Кем, чем, куда и к чему вернется Ананьев, он и сам не знает. Непонятно даже, кто он был до войны. Но этим особенно типичен. Это один из тысяч и тысяч, которых война всосала еще юнцами и потому целиком, жестоко сдирая и стирая то, что не от войны и не нужно войне. То, что было когда-то, так непохоже на то, что есть, а то, что когда-то придет, так недосягаемо далеко для них: сколько тысяч "проклятых высот" надо взять, и на каждой подстерегает смерть! К войне Ананьев относится с деловитостью профессионала, который другого дела за недолгую жизнь свою и не познал, но это особенный профессионализм — человека, командира, который всю муку, кровь, боль, грязь, холод войны тащит на своем горбу наравне с солдатами. Тут не до красования. Азарт, оживление в нем прорываются, но лишь в короткие мгновения боевой удачи. Да еще ночью (это заметил Васюков) как-то меняется командир: разговаривает с бойцами мягко, вполголоса, задумчиво. Как бы неумело, неуверенно заглядывая чуть-чуть подальше войны...
Для войны, которая так началась и так для нас складывалась на первых порах, что командирские ряды пополнялись и заново складывались в ходе тяжелых боев прямо из числа красноармейцев, которые тут же учились воевать профессионально против умелого врага,— для минувшей войны быковский Ананьев — фигура типичная многими своими качествами.
Написан, создан этот образ Быковым удивительно плавно, без всякого нажима — воистину самим бытом фронтовым написан.
Никаких в нем особенно колоритных, выделяющих его черт — ни в судьбе его, ни в поведении, ни в языке. Что пять раз был ранен — так он ли один! Что резок, грубоват в словах — так ведь это окопы! Годами — окопы, марши и снова окопы!.. И обо всем, что в нем есть, можно вот так сказать. Желтых — вот какой особенный, колоритный, по-кубански, по-деревенски. Ярким пятном выделяется. А этот какого-то фронтового, неопределенно-маскировочного "цвета".
И тем не менее он индивидуальность, характер, этот Ананьев. Да еще какой крупный художественный характер! Но создается он, повторяем, не какими-то особенно яркими штрихами, а как бы всей обстановкой — вырастает из нее. Правда, мы его видим через восприятие Васюкова, но видим, слышим, понимаем больше, чем по-юношески наивный ординарец Ананьева (наивный и не знающий многого, что знаем мы).

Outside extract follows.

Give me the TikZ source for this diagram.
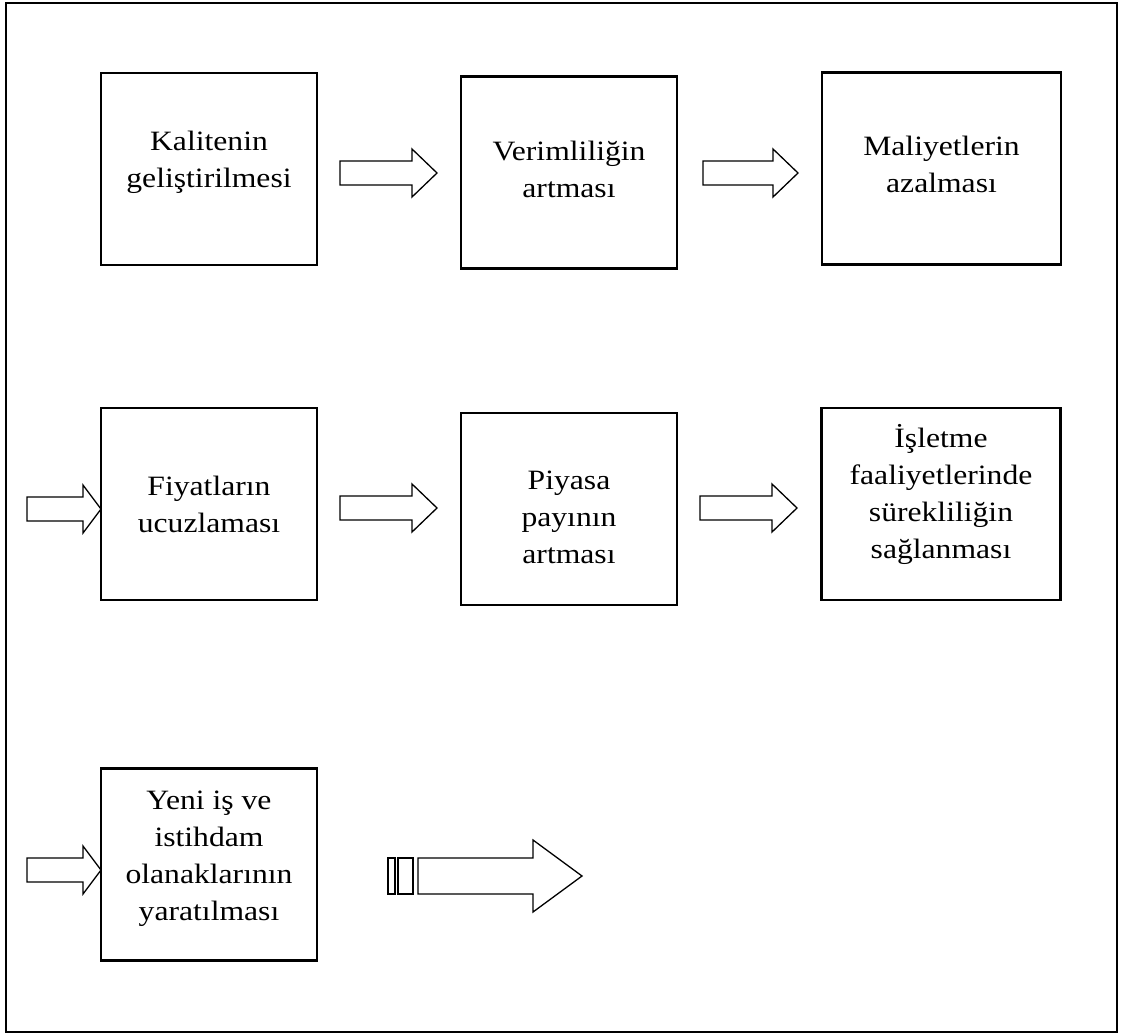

Рота атаковала с ходу и захватила (по собственной инициативе командира Ананьева) оказавшуюся у нее на пути высоту, которую немцы еще только подготавливали к обороне. Но не удержал Ананьев высоту, немцы отбили ее назад. Фронтовое чередование удач и неудач, побед и поражений — такое не могло бы обескуражить бывалого комроты Ананьева.
Но пока совершалось это, произошло и еще что-то, резко исказившее логику поведения Ананьева. При контратаке немцы захватили в плен его бойца, недотепистого Чумака, и предлагают обменять на пленника фашиста. Подобные контакты с противником, конечно же, запрещены в условиях передовой. Ананьев, поддавшись чувству жалости к бедолаге Чумаку, переступает границы своих командирских полномочий. А за этим следует безрассудство человека, который не знает, как выйти из ситуации, не потеряв себя. И он бросает роту на высоту, уже подготовившуюся к отпору, в атаку, заведомо безнадежную. Но эта опасность для него, по крайней мере, знакома, привычна.